▶ [Short problem] Find the lines holding the word "matplotlib" and collect them.

▶ [Source material]
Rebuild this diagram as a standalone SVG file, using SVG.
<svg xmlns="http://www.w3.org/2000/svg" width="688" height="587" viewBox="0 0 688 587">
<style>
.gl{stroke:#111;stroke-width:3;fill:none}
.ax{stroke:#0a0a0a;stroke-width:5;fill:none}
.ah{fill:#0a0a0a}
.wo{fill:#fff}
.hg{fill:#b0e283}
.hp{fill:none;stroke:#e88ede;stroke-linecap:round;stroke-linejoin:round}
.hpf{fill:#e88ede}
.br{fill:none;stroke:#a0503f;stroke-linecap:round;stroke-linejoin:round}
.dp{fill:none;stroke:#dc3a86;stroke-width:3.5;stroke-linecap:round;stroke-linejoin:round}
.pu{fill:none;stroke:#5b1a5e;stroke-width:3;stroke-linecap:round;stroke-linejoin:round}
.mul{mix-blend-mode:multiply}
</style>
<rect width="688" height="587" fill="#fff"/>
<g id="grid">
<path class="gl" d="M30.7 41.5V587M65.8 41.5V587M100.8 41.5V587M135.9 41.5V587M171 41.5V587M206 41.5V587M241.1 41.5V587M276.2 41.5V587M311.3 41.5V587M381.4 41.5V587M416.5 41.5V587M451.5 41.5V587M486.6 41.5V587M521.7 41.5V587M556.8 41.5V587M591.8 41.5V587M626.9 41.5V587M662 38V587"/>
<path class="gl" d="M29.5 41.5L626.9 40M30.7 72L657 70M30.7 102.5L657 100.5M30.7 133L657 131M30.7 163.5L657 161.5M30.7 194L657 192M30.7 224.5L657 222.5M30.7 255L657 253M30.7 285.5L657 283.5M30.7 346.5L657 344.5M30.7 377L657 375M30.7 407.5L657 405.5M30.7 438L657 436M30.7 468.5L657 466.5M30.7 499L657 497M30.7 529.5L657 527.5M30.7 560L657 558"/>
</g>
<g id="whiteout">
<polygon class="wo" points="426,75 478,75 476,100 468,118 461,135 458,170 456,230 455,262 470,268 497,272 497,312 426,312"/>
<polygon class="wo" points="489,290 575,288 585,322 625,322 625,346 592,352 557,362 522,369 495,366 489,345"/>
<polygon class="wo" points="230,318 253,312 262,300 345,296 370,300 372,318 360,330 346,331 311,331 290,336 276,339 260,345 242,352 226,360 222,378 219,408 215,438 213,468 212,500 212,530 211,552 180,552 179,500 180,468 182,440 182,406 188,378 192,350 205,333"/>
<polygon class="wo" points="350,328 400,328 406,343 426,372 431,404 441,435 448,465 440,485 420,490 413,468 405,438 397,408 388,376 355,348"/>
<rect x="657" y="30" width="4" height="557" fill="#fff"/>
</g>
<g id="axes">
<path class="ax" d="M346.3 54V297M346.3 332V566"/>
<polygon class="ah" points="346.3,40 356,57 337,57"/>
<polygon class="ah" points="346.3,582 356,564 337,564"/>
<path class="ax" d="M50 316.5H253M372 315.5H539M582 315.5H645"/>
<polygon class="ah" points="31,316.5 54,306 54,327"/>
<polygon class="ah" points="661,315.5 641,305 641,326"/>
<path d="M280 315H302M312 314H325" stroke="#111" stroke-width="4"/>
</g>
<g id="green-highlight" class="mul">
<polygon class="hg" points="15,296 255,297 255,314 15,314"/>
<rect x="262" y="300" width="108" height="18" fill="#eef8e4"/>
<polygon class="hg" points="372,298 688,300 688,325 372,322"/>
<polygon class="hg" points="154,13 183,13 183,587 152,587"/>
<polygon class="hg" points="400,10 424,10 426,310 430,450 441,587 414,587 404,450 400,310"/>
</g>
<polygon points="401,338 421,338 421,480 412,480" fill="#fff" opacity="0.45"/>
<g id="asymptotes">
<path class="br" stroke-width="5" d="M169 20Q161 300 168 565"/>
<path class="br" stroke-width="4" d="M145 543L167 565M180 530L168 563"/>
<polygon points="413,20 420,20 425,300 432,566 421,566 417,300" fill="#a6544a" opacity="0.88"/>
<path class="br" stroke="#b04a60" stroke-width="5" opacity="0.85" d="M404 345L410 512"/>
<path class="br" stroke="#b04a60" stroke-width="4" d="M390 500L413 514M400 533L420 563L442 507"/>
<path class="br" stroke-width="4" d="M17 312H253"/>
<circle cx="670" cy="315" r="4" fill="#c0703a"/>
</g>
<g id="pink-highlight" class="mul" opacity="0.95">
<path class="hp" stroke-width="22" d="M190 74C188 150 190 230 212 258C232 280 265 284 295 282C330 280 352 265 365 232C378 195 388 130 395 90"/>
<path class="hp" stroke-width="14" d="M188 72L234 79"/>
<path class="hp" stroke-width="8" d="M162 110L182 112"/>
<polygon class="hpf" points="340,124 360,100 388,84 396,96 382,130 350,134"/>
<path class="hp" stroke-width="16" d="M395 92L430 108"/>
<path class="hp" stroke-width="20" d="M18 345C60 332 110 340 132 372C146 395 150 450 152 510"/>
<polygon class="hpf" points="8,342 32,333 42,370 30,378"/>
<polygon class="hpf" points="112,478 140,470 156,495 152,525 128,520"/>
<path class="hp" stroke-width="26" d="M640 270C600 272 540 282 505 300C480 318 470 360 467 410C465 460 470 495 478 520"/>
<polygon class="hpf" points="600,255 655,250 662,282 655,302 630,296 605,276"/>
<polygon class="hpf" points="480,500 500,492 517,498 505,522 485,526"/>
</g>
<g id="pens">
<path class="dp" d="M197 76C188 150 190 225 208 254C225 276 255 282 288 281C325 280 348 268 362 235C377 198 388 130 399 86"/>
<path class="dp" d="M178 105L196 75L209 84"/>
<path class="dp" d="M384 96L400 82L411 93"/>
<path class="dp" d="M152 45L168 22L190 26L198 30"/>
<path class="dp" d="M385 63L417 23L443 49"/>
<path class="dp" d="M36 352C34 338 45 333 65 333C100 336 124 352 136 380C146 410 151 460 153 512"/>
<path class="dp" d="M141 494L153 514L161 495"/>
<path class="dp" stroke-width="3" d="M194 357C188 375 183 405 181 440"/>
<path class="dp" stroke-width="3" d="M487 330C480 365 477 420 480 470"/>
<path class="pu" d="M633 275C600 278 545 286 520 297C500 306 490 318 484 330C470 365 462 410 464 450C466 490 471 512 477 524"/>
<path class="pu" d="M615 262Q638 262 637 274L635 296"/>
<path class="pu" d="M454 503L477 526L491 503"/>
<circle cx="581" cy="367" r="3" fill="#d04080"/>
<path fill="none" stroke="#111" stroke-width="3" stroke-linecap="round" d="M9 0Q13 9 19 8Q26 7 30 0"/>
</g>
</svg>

---

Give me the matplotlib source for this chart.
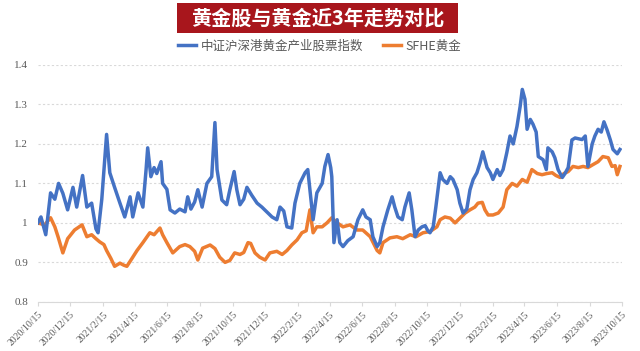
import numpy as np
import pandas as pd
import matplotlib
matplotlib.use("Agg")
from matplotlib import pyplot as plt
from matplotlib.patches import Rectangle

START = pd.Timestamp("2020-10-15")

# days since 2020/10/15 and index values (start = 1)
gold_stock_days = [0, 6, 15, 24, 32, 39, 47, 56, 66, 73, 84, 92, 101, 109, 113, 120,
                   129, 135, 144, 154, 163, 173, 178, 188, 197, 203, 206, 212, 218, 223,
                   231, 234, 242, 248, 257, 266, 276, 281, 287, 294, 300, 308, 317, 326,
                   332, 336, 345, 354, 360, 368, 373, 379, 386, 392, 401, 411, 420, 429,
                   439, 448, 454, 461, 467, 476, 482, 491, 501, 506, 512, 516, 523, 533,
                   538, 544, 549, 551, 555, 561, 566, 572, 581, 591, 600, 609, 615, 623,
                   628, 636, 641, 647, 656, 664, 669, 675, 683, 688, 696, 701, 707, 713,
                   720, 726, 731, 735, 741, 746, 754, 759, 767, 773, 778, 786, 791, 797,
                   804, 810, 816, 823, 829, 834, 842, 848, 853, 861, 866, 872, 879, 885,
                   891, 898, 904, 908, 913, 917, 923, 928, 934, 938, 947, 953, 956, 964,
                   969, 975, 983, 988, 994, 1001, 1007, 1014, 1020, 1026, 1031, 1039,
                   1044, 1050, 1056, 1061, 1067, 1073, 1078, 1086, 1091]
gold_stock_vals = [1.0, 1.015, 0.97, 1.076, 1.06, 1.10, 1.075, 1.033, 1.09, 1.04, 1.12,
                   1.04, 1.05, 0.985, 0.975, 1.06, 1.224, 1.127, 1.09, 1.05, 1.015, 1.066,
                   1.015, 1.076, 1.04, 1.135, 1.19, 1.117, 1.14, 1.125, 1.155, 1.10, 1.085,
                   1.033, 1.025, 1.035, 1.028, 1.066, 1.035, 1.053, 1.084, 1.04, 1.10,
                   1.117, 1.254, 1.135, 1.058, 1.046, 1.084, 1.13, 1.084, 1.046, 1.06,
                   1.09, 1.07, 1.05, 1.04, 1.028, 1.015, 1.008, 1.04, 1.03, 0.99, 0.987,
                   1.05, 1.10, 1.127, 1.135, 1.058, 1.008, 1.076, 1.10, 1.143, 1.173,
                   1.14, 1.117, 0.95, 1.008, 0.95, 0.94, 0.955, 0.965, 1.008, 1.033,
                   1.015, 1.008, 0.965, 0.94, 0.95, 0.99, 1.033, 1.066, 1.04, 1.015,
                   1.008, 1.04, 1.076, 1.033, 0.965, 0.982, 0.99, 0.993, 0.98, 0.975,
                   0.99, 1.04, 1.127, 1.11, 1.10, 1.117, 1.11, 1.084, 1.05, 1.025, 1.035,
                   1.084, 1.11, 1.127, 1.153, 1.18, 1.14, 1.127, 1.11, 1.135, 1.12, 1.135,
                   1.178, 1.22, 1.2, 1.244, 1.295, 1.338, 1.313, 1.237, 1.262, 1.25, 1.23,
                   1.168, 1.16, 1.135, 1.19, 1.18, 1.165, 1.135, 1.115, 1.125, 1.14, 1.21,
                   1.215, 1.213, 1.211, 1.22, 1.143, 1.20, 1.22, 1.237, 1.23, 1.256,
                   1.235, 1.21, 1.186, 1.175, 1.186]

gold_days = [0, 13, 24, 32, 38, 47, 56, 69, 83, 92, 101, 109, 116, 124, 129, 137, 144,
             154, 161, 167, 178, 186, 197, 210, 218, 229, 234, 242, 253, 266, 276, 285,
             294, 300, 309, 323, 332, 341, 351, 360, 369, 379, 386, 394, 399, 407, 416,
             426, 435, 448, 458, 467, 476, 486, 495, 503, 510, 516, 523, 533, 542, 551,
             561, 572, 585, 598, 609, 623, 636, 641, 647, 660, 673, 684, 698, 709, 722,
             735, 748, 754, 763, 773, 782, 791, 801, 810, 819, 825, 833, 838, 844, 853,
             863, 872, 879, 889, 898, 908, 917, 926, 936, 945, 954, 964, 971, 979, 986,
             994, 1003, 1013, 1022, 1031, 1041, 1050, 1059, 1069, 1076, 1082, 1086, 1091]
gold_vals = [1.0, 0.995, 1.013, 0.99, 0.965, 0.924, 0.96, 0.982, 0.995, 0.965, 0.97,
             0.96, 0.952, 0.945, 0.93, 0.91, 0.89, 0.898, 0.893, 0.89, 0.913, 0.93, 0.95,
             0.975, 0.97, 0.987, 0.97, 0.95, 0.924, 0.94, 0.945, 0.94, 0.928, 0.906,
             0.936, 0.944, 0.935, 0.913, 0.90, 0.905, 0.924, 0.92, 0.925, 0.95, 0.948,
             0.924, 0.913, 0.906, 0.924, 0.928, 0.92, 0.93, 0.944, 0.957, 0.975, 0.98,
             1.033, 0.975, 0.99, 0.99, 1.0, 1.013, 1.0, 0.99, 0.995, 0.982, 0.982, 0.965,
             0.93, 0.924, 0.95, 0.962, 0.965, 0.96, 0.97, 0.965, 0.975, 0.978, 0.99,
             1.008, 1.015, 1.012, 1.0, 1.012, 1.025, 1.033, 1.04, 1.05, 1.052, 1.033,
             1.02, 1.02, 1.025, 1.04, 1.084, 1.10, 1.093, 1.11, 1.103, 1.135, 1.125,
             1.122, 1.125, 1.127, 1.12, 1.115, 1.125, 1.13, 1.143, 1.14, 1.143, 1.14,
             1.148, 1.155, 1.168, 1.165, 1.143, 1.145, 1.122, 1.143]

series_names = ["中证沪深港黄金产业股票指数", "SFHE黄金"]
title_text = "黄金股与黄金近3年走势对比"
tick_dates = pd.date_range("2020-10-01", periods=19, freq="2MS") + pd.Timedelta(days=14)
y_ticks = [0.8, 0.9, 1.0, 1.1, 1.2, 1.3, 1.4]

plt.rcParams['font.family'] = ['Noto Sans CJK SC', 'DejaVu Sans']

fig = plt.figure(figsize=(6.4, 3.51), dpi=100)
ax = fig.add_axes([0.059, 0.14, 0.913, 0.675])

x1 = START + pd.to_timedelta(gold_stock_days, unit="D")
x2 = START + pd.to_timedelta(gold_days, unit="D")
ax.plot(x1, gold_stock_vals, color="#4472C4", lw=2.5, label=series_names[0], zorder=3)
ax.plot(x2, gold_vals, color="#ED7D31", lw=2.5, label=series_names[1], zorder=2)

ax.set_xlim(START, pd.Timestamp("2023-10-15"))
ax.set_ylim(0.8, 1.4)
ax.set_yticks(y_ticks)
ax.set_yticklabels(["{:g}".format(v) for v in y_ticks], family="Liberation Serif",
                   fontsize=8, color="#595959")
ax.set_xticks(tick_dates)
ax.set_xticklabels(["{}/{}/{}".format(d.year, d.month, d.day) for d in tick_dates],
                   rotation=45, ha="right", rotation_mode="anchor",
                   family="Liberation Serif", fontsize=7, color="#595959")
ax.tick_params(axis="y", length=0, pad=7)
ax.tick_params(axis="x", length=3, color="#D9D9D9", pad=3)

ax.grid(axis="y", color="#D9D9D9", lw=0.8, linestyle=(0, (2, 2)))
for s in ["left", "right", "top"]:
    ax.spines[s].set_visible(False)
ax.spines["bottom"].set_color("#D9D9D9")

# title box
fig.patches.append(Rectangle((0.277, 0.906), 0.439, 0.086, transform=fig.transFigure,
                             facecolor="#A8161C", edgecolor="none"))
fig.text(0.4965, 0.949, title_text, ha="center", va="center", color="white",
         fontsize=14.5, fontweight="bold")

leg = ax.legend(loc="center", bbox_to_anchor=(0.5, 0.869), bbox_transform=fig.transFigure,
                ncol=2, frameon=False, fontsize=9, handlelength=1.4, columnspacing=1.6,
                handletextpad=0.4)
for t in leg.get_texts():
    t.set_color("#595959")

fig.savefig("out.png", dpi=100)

▶ [The result]
Give me the matplotlib source for this chart.
import matplotlib
matplotlib.use("Agg")
from matplotlib import pyplot as plt
from matplotlib.patches import Rectangle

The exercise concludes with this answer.